There is also the question of how separate birth and beggeting, the cited uses of monogenēs in the sense of "unique", truly are from the idea of genēs. For example, the ending -genes is arguably not redundant, even in the sense of "only", just as when Clement of Rome (96 AD), and later Origen, Cyril and others, employ monogenes to describe the rebirth of the phoenix.

At issue is whether Clement is merely stressing monos unique, or using monogenes to indicate unique in its method of rebirth, or possibly that there is only one single bird born and reborn. Likewise in Plato's Timaeus, the "only-begotten and created Heaven", is still unique in how it is begotten, in comparison to the begetting of animals and men, just as Earth and Heaven give birth to Ocean and Tethys. Of the Liddell Scott references for "unique" (monogenes being used purely as monos) that leaves only Parmenides, which (as above) is no longer considered a likely reading of the Greek text.

Additionally the New Testament frame of reference for monogenes is established by uses of the main verb "beget", and readings of complementary verses:

Heb. 1:5 (NRSVUE) "For to which of the angels did God ever say, "You are my Son; today I have begotten you"? Or again, "I will be his Father, and he will be my Son?" (citing Ps. 2:7, Acts 13:33, Heb. 5:5)

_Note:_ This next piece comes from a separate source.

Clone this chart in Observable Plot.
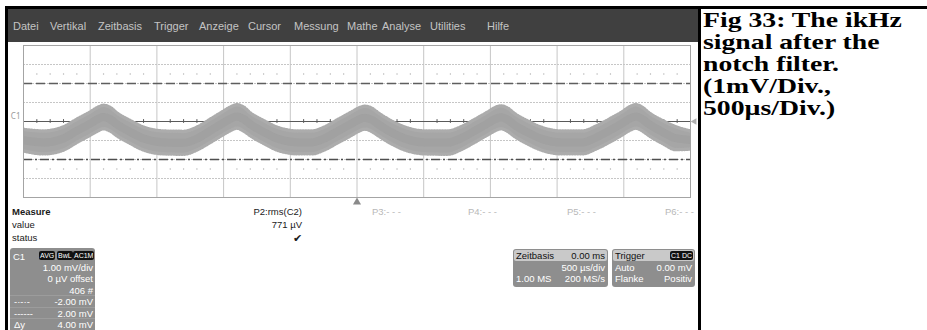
<!DOCTYPE html>
<html><head><meta charset="utf-8">
<script src="https://cdn.jsdelivr.net/npm/d3@7"></script>
<script src="https://cdn.jsdelivr.net/npm/@observablehq/plot@0.6"></script>
<style>
body{margin:0;background:#fff;}
#page{position:relative;width:927px;height:330px;overflow:hidden;background:#fff;font-family:"Liberation Sans",Arial,sans-serif;}
.abs{position:absolute;white-space:nowrap;line-height:12px;}
#chart{position:absolute;left:0;top:0;}
.bar{position:absolute;background:#000;}
.menu{color:#c4c4c4;font-size:11px;}
.m{font-size:9.5px;color:#1a1a1a;}
.box{position:absolute;background:#8e8e8e;border-radius:3px;}
.bt{position:absolute;white-space:nowrap;color:#fff;font-size:9.5px;line-height:11px;}
.badge{position:absolute;background:#111;color:#fff;font-size:7px;line-height:9px;border-radius:2px;padding:0 1px;}
.cap{position:absolute;left:703px;white-space:nowrap;font-family:"Liberation Serif","Times New Roman",serif;font-weight:bold;font-size:21px;line-height:21px;color:#000;transform:scaleX(1.32);transform-origin:0 0;}
</style></head>
<body><div id="page"></div>
<script>
// ---- data ----
const tMs = [-2.5,-2.35,-2.2,-2.1,-2.0,-1.95,-1.9,-1.85,-1.8,-1.7,-1.6,-1.45,-1.3,-1.2,-1.1,-1.0,-0.95,-0.9,-0.85,-0.8,-0.7,-0.6,-0.44,-0.34,-0.24,-0.14,-0.04,0.01,0.06,0.11,0.16,0.26,0.36,0.51,0.68,0.78,0.88,0.98,1.03,1.08,1.13,1.18,1.28,1.38,1.53,1.69,1.79,1.89,1.99,2.04,2.09,2.14,2.19,2.29,2.39,2.5];
const upperMv = [-0.42,-0.5,-0.28,0.12,0.5,0.72,0.85,0.74,0.45,0.05,-0.3,-0.5,-0.52,-0.3,0.12,0.55,0.76,0.88,0.76,0.45,0.05,-0.3,-0.5,-0.5,-0.28,0.12,0.5,0.7,0.8,0.7,0.45,0.02,-0.3,-0.5,-0.5,-0.28,0.1,0.5,0.72,0.82,0.7,0.42,0.02,-0.3,-0.5,-0.5,-0.25,0.12,0.52,0.76,0.88,0.74,0.45,0.05,-0.28,-0.5];
const lowerMv = [-1.55,-1.7,-1.5,-1.1,-0.72,-0.52,-0.38,-0.5,-0.75,-1.15,-1.5,-1.7,-1.72,-1.5,-1.1,-0.68,-0.48,-0.35,-0.5,-0.75,-1.15,-1.5,-1.7,-1.7,-1.48,-1.1,-0.72,-0.52,-0.4,-0.52,-0.75,-1.18,-1.5,-1.7,-1.72,-1.48,-1.1,-0.7,-0.5,-0.38,-0.52,-0.78,-1.18,-1.5,-1.7,-1.7,-1.45,-1.1,-0.7,-0.48,-0.35,-0.5,-0.75,-1.15,-1.48,-1.45];
const cursorUpperMv = 2;
const cursorLowerMv = -2;
const menuItems = ["Datei","Vertikal","Zeitbasis","Trigger","Anzeige","Cursor","Messung","Mathe","Analyse","Utilities","Hilfe"];
const menuX = [13,50,98,154,199,248,294,347,382,430,487];
const measureLabels = ["Measure","value","status"];
const measureP2 = ["P2:rms(C2)","771 µV","✔"];
const emptyParams = ["P3:- - -","P4:- - -","P5:- - -","P6:- - -"];
const emptyParamsX = [372,468,567,665];
const c1Badges = ["AVG","BwL","AC1M"];
const c1Rows = ["1.00 mV/div","0 µV offset","406 #","-2.00 mV","2.00 mV","4.00 mV"];
const c1RowKeys = ["","","","-·-·-","------","Δy"];
const captionLines = ["Fig 33: The ikHz","signal after the","notch filter.","(1mV/Div.,","500µs/Div.)"];

const signal = tMs.map((t,i)=>({t, hi: upperMv[i], lo: lowerMv[i]}));
const vGrid = [-2,-1.5,-1,-0.5,0,0.5,1,1.5,2];
const hGrid = [-3,-2,-1,1,2,3];
const minor = d3.range(-25,26).map(i=>i/10).filter(v=>Math.abs(v*2-Math.round(v*2))>1e-6);

const page = document.getElementById("page");

const chart = Plot.plot({
  width: 927, height: 330,
  marginLeft: 23, marginRight: 237, marginTop: 45, marginBottom: 133,
  x: {domain: [-2.5, 2.5], axis: null},
  y: {domain: [-4, 4], axis: null},
  style: {background: "transparent", overflow: "visible"},
  marks: [
    Plot.ruleX(vGrid, {stroke: "#c6c6c6"}),
    Plot.ruleY(hGrid, {stroke: "#c6c6c6", strokeDasharray: "2,1"}),
    Plot.dot(minor.flatMap(x=>[{x, y: 2.5},{x, y: -2.5}]), {x: "x", y: "y", r: 0.7, fill: "#b4b4b4", stroke: null}),
    Plot.ruleY([0], {stroke: "#5a5a5a"}),
    Plot.ruleX(minor, {y1: -0.1, y2: 0.1, stroke: "#5a5a5a"}),
    Plot.areaY(signal, {x: "t", y1: "lo", y2: "hi", fill: "#a6a6a6", curve: "monotone-x", clip: true}),
    Plot.lineY(signal, {x: "t", y: "hi", stroke: "#acacac", strokeWidth: 3.5, strokeDasharray: "1,1.7", curve: "monotone-x", clip: true}),
    Plot.lineY(signal, {x: "t", y: "lo", stroke: "#acacac", strokeWidth: 3.5, strokeDasharray: "1,1.7", curve: "monotone-x", clip: true}),
    Plot.lineY(signal, {x: "t", y: d=>(d.hi+d.lo)/2, stroke: "#9c9c9c", strokeWidth: 8, strokeOpacity: 0.5, curve: "monotone-x", clip: true}),
    Plot.ruleY([cursorUpperMv], {stroke: "#5e5e5e", strokeWidth: 1.6, strokeDasharray: "9,4"}),
    Plot.ruleY([cursorLowerMv], {stroke: "#4e4e4e", strokeWidth: 1.6, strokeDasharray: "9,3,2,3"}),
    Plot.frame({stroke: "#a4a4a4"}),
    Plot.dot([0], {x: 0, y: -4.25, symbol: "triangle", r: 3, fill: "#8a8a8a", stroke: null}),
    Plot.dot([0], {x: 2.5, y: 0, dx: 4, symbol: "triangle", rotate: -90, r: 2.5, fill: "#b0b0b0", stroke: null}),
    Plot.text(["C1"], {x: -2.5, y: 0, dx: -3, dy: -5, textAnchor: "end", fontSize: 8, fill: "#9a9a9a"})
  ]
});
chart.id = "chart";
page.appendChild(chart);

function el(cls, css, text){
  const d = document.createElement("div");
  d.className = cls;
  Object.assign(d.style, css);
  if (text !== undefined) d.textContent = text;
  page.appendChild(d);
  return d;
}
function child(parent, cls, css, text){
  const d = document.createElement("div");
  d.className = cls; Object.assign(d.style, css);
  if (text !== undefined) d.textContent = text;
  parent.appendChild(d); return d;
}

// menu bar
el("abs", {left:"7px", top:"9px", width:"691px", height:"33px", background:"#404040"});
menuItems.forEach((m,i)=> el("abs menu", {left: menuX[i]+"px", top:"20px"}, m));

// frame lines
el("bar", {left:"5px", top:"6px", width:"922px", height:"3px"});
el("bar", {left:"5px", top:"6px", width:"2.5px", height:"324px"});
el("bar", {left:"698px", top:"6px", width:"2.5px", height:"324px"});

// measure table
measureLabels.forEach((t,i)=> el("abs m", {left:"12px", top:(206+i*13)+"px", fontWeight: i===0?"bold":"normal"}, t));
measureP2.forEach((t,i)=> el("abs m", {right:(927-302)+"px", top:(206+i*13)+"px", fontSize: i===2?"11px":"9.5px"}, t));
emptyParams.forEach((t,i)=> el("abs m", {left: emptyParamsX[i]+"px", top:"206px", color:"#b8b8b8"}, t));

// C1 box
const c1 = el("box", {left:"10px", top:"248px", width:"85px", height:"84px"});
child(c1, "bt", {left:"3px", top:"3px"}, "C1");
const bx = [29,47,63];
c1Badges.forEach((b,i)=> child(c1, "badge", {left: bx[i]+"px", top:"3px"}, b));
c1Rows.forEach((r,i)=> {
  child(c1, "bt", {right:"2px", top:(14+i*11.4)+"px"}, r);
  if (c1RowKeys[i]) child(c1, "bt", {left:"4px", top:(14+i*11.4)+"px"}, c1RowKeys[i]);
  if (i>=3) child(c1, "abs", {left:"0", width:"85px", top:(13+i*11.4)+"px", height:"1px", background:"#9c9c9c"});
});

// Zeitbasis box
const zb = el("box", {left:"513px", top:"249px", width:"95px", height:"38px"});
child(zb, "abs", {left:"1px", top:"1px", width:"93px", height:"11px", background:"#c9c9c9", borderRadius:"2px"});
child(zb, "bt", {left:"3px", top:"1px", color:"#111"}, "Zeitbasis");
child(zb, "bt", {right:"3px", top:"1px", color:"#111"}, "0.00 ms");
child(zb, "bt", {right:"3px", top:"13px"}, "500 µs/div");
child(zb, "bt", {left:"3px", top:"24px"}, "1.00 MS");
child(zb, "bt", {right:"3px", top:"24px"}, "200 MS/s");

// Trigger box
const tr = el("box", {left:"612px", top:"249px", width:"83px", height:"38px"});
child(tr, "abs", {left:"1px", top:"1px", width:"81px", height:"11px", background:"#c9c9c9", borderRadius:"2px"});
child(tr, "bt", {left:"3px", top:"1px", color:"#111"}, "Trigger");
child(tr, "badge", {right:"2px", top:"2px"}, "C1 DC");
child(tr, "bt", {left:"3px", top:"13px"}, "Auto");
child(tr, "bt", {right:"3px", top:"13px"}, "0.00 mV");
child(tr, "bt", {left:"3px", top:"24px"}, "Flanke");
child(tr, "bt", {right:"3px", top:"24px"}, "Positiv");

// caption (baselines ~27.5 + 22*i)
captionLines.forEach((t,i)=> el("cap", {top:(10.3+i*22)+"px"}, t));
</script>
</body></html>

1 John 5:18 "We know that those who are born of God do not sin..."

===Uniqueness===
This issue overlaps with, and is interrelated with, the question of begetting above. Interpretation of the uniqueness of monogenes in New Testament usage partly depends on understanding of Hellenistic Jewish ideas about inheritance. Philo stated:
- On Abraham 194: "In the second place, after he [Abraham] had become the father of this [Isaac] his loved-and-only (agapetos kai monos) son, he, from the moment of his birth, cherished towards him all the genuine feelings of affection, which exceeds all modest love, and all the ties of friendship which have ever been celebrated in the world."
- On Sacrifice X.(43): "And he [Jacob] learnt all these things from Abraham his grandfather, who was the author of his own education, who gave to the all-wise Isaac all that he had, leaving none of his substance to bastards, or to the spurious reasonings of concubines, but he gives them small gifts, as being inconsiderable persons. For the possessions of which he is possessed, namely, the perfect virtues, belong only to the perfect and legitimate son;"

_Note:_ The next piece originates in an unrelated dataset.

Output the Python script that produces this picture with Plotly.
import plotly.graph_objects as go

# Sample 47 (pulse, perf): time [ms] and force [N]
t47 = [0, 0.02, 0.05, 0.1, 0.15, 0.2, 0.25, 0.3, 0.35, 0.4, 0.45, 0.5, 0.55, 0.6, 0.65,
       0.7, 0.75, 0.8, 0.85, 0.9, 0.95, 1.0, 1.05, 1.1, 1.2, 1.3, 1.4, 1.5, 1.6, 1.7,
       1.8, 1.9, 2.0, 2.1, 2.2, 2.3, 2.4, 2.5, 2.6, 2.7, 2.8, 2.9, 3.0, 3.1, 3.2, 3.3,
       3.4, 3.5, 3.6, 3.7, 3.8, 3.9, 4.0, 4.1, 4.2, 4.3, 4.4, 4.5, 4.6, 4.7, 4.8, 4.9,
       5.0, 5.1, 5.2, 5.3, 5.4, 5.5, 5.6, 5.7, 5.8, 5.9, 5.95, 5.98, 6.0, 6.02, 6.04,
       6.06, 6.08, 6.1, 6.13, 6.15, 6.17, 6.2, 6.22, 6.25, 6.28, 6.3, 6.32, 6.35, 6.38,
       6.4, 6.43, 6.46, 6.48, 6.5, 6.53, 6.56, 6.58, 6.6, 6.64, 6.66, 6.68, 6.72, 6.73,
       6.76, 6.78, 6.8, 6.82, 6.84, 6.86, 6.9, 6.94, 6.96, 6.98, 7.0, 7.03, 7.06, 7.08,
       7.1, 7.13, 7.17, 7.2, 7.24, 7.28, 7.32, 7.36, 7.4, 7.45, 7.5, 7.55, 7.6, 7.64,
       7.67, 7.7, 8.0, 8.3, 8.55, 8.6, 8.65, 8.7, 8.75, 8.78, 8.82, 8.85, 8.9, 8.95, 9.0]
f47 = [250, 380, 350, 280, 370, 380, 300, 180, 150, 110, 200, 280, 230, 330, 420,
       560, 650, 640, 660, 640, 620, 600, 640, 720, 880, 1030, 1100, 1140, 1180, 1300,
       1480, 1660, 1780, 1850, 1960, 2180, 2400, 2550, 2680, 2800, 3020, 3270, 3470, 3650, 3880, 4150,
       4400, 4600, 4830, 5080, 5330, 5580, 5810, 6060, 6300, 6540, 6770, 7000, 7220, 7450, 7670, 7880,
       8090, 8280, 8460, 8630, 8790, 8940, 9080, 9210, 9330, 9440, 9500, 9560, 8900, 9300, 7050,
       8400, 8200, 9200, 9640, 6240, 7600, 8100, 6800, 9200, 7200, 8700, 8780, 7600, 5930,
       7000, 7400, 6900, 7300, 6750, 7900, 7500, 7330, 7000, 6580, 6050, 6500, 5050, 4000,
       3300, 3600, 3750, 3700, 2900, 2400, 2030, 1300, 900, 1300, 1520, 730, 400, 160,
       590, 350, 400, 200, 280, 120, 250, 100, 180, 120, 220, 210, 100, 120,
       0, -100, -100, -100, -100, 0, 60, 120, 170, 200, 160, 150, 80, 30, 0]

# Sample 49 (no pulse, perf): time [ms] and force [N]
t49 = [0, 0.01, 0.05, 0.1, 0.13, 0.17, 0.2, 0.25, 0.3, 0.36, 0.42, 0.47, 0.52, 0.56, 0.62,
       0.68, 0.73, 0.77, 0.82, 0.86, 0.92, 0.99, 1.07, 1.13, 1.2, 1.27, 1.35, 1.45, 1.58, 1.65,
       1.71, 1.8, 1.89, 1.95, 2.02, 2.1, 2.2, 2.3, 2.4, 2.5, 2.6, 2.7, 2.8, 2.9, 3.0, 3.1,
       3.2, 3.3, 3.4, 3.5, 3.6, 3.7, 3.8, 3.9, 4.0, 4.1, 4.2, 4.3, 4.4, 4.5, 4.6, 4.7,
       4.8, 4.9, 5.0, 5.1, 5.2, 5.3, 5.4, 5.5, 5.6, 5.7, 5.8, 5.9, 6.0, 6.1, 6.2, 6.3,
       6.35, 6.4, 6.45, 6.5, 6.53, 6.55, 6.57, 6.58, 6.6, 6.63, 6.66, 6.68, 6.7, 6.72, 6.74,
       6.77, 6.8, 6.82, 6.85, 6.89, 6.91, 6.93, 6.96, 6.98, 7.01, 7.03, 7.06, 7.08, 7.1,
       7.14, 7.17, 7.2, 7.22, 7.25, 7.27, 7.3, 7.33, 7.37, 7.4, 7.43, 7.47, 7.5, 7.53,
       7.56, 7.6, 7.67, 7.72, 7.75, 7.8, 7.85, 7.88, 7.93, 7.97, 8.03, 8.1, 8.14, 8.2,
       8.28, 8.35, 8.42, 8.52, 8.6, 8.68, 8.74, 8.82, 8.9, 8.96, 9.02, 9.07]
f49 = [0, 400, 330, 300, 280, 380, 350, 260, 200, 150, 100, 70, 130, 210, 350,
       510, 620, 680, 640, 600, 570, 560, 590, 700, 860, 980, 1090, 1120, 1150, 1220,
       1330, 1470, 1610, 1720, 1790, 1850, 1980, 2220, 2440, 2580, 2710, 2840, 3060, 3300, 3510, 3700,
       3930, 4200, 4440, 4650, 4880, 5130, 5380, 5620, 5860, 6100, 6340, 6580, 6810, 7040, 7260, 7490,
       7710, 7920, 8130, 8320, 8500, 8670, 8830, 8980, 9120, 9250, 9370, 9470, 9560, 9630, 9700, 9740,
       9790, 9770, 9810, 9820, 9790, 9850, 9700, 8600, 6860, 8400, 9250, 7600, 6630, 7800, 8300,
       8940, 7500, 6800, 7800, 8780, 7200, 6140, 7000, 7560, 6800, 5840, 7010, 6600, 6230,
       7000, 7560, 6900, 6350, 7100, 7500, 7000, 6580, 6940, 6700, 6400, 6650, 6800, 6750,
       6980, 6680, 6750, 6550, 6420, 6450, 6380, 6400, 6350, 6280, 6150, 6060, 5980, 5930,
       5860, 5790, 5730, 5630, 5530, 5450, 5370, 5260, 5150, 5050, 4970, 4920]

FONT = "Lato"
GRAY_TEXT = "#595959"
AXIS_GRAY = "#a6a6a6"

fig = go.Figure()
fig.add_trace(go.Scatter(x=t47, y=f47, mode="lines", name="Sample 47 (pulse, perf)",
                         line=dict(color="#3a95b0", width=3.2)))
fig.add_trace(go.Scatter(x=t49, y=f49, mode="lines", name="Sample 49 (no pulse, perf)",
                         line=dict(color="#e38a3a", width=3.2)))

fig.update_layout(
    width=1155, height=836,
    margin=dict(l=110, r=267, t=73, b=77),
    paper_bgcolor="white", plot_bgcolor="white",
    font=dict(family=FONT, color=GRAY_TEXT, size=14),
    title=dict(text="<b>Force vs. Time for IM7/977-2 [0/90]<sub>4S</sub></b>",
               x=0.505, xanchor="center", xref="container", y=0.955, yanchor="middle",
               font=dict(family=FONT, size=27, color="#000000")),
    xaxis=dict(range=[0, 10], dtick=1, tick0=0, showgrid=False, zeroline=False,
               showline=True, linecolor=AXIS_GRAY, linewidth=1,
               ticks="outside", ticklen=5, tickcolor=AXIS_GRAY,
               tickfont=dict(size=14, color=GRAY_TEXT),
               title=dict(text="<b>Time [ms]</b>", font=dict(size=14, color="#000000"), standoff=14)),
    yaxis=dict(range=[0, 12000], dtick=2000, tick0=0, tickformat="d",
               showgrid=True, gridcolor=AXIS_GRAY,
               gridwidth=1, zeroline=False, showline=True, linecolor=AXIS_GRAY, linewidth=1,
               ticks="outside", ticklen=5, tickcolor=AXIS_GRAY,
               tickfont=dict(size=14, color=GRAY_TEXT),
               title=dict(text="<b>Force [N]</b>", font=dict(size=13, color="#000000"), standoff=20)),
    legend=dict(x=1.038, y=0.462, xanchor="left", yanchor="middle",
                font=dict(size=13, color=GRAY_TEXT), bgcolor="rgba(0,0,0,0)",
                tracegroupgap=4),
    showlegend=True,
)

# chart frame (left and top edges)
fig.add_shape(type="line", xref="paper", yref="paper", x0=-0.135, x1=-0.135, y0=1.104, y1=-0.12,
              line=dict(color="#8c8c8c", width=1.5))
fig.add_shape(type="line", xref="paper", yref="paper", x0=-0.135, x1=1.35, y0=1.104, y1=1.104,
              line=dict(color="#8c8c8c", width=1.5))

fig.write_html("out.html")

In his 1894 translation of Philo Charles Duke Yonge rendered "loved-and-only son" (agapetos kai monos uios) as "only legitimate son", which is not unreasonable given Philo's parallel comments in On Sacrifice X.43. It also parallels Josephus' use (see above 20:20) for a legitimate son of the main royal wife.

Likewise in the later Jewish Septuagint revisions:
- Gen 22:2 of Aquila "take your son Isaac, your only-begotten (monogenes) son whom you love"
- Gen 22:12 of Symmachus "now I know that you fear God, seeing you have not withheld your son, your only-begotten (monogenes) son, from me.”

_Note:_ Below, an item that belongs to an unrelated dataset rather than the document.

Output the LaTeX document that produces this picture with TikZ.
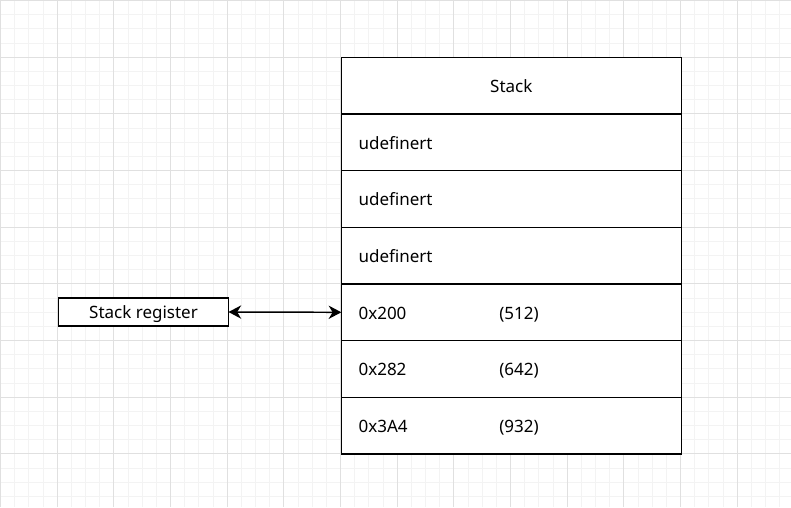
\documentclass[tikz,border=0pt]{standalone}
\usepackage{fontspec}
\setmainfont{Noto Sans}
\usetikzlibrary{arrows.meta}
\definecolor{gridminor}{HTML}{F3F3F3}
\definecolor{gridmajor}{HTML}{E0E0E0}
\newcommand{\lblfont}{\fontsize{12.75pt}{15pt}\selectfont}
\begin{document}
\begin{tikzpicture}[x=0.75pt,y=-0.75pt,
  cell/.style={draw=black, line width=1.1pt, minimum width=255pt, minimum height=42.5pt, inner sep=0pt, outer sep=0pt, anchor=north west, fill=white},
  regbox/.style={draw=black, line width=1.1pt, minimum width=127.5pt, minimum height=21.25pt, inner sep=0pt, outer sep=0pt, fill=white},
  lbl/.style={anchor=base west, inner sep=0pt, font=\lblfont},
  clbl/.style={anchor=base, inner sep=0pt, font=\lblfont},
  link/.style={line width=1.1pt, {Stealth[length=9.5pt,width=10pt,inset=3pt]}-{Stealth[length=9.5pt,width=10pt,inset=3pt]}}
]
\useasboundingbox (0,0) rectangle (791,507);
\fill[white] (0,0) rectangle (791,507);
% grid
\foreach \i in {0,...,56}{
  \pgfmathsetmacro{\gx}{\i*14.1667+0.5}
  \draw[gridminor, line width=0.75pt] (\gx,0) -- (\gx,507);
}
\foreach \i in {0,...,36}{
  \pgfmathsetmacro{\gy}{\i*14.1667+0.5}
  \draw[gridminor, line width=0.75pt] (0,\gy) -- (791,\gy);
}
\foreach \i in {0,...,14}{
  \pgfmathsetmacro{\gx}{\i*56.6667+0.5}
  \draw[gridmajor, line width=0.75pt] (\gx,0) -- (\gx,507);
}
\foreach \i in {0,...,9}{
  \pgfmathsetmacro{\gy}{\i*56.6667+0.5}
  \draw[gridmajor, line width=0.75pt] (0,\gy) -- (791,\gy);
}
% stack cells
\node[cell] (c0) at (341.3,57.3) {};
\node[cell] (c1) at (c0.south west) {};
\node[cell] (c2) at (c1.south west) {};
\node[cell] (c3) at (c2.south west) {};
\node[cell] (c4) at (c3.south west) {};
\node[cell] (c5) at (c4.south west) {};
\node[cell] (c6) at (c5.south west) {};
\node[clbl] (t0) at ([yshift=-5.1pt]c0.center) {Stack};
\node[lbl] (t1) at ([xshift=12.75pt,yshift=-5.1pt]c1.west) {udefinert};
\node[lbl] (t2) at ([xshift=12.75pt,yshift=-5.1pt]c2.west) {udefinert};
\node[lbl] (t3) at ([xshift=12.75pt,yshift=-5.1pt]c3.west) {udefinert};
\node[lbl] (t4) at ([xshift=12.75pt,yshift=-5.1pt]c4.west) {0x200};
\node[lbl] (t5) at ([xshift=12.75pt,yshift=-5.1pt]c5.west) {0x282};
\node[lbl] (t6) at ([xshift=12.75pt,yshift=-5.1pt]c6.west) {0x3A4};
\node[lbl] (d4) at ([xshift=118.3pt,yshift=-5.1pt]c4.west) {(512)};
\node[lbl] (d5) at ([xshift=118.3pt,yshift=-5.1pt]c5.west) {(642)};
\node[lbl] (d6) at ([xshift=118.3pt,yshift=-5.1pt]c6.west) {(932)};
% register
\node[regbox] (sr) at (143.5,312) {};
\node[clbl] (srt) at ([yshift=-5.1pt]sr.center) {Stack register};
\draw[link] (sr.east) -- (c4.west);
\end{tikzpicture}
\end{document}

In contrast in Proverbs 4:3 Aquila, Symmachus and Theodotion all have monogenes of a mother's only-begotten son where legitimacy is not an issue.

===Textual issues in John 1:18===
In textual criticism, opinions are divided on whether Jesus is referred to as "only-begotten God" or "only-begotten Son", in John 1:18. According to the majority of modern scholars the external evidence favors monogenês theos as the original text. This reading exists primarily in the Alexandrian text-types. Textus Receptus, the manuscript tradition behind the KJV and many other Bibles, reads ho monogenês huios. This reading ranks second in terms of the number of manuscripts containing it, and has a wider distribution among text-types.
- monogenes theos P75, P66, Vaticanus, Sinaiticus etc.
- o monogenes uios Alexandrinus, Textus Receptus, Peshitta etc.

This textual issue is complicated by the scribal abbreviations of nomina sacra where "G-d" and "S-n" are abbreviated in the Greek manuscripts by ΘΣ and ΥΣ (theta-sigma vs upsilon-sigma) increasing the likelihood of scribal error.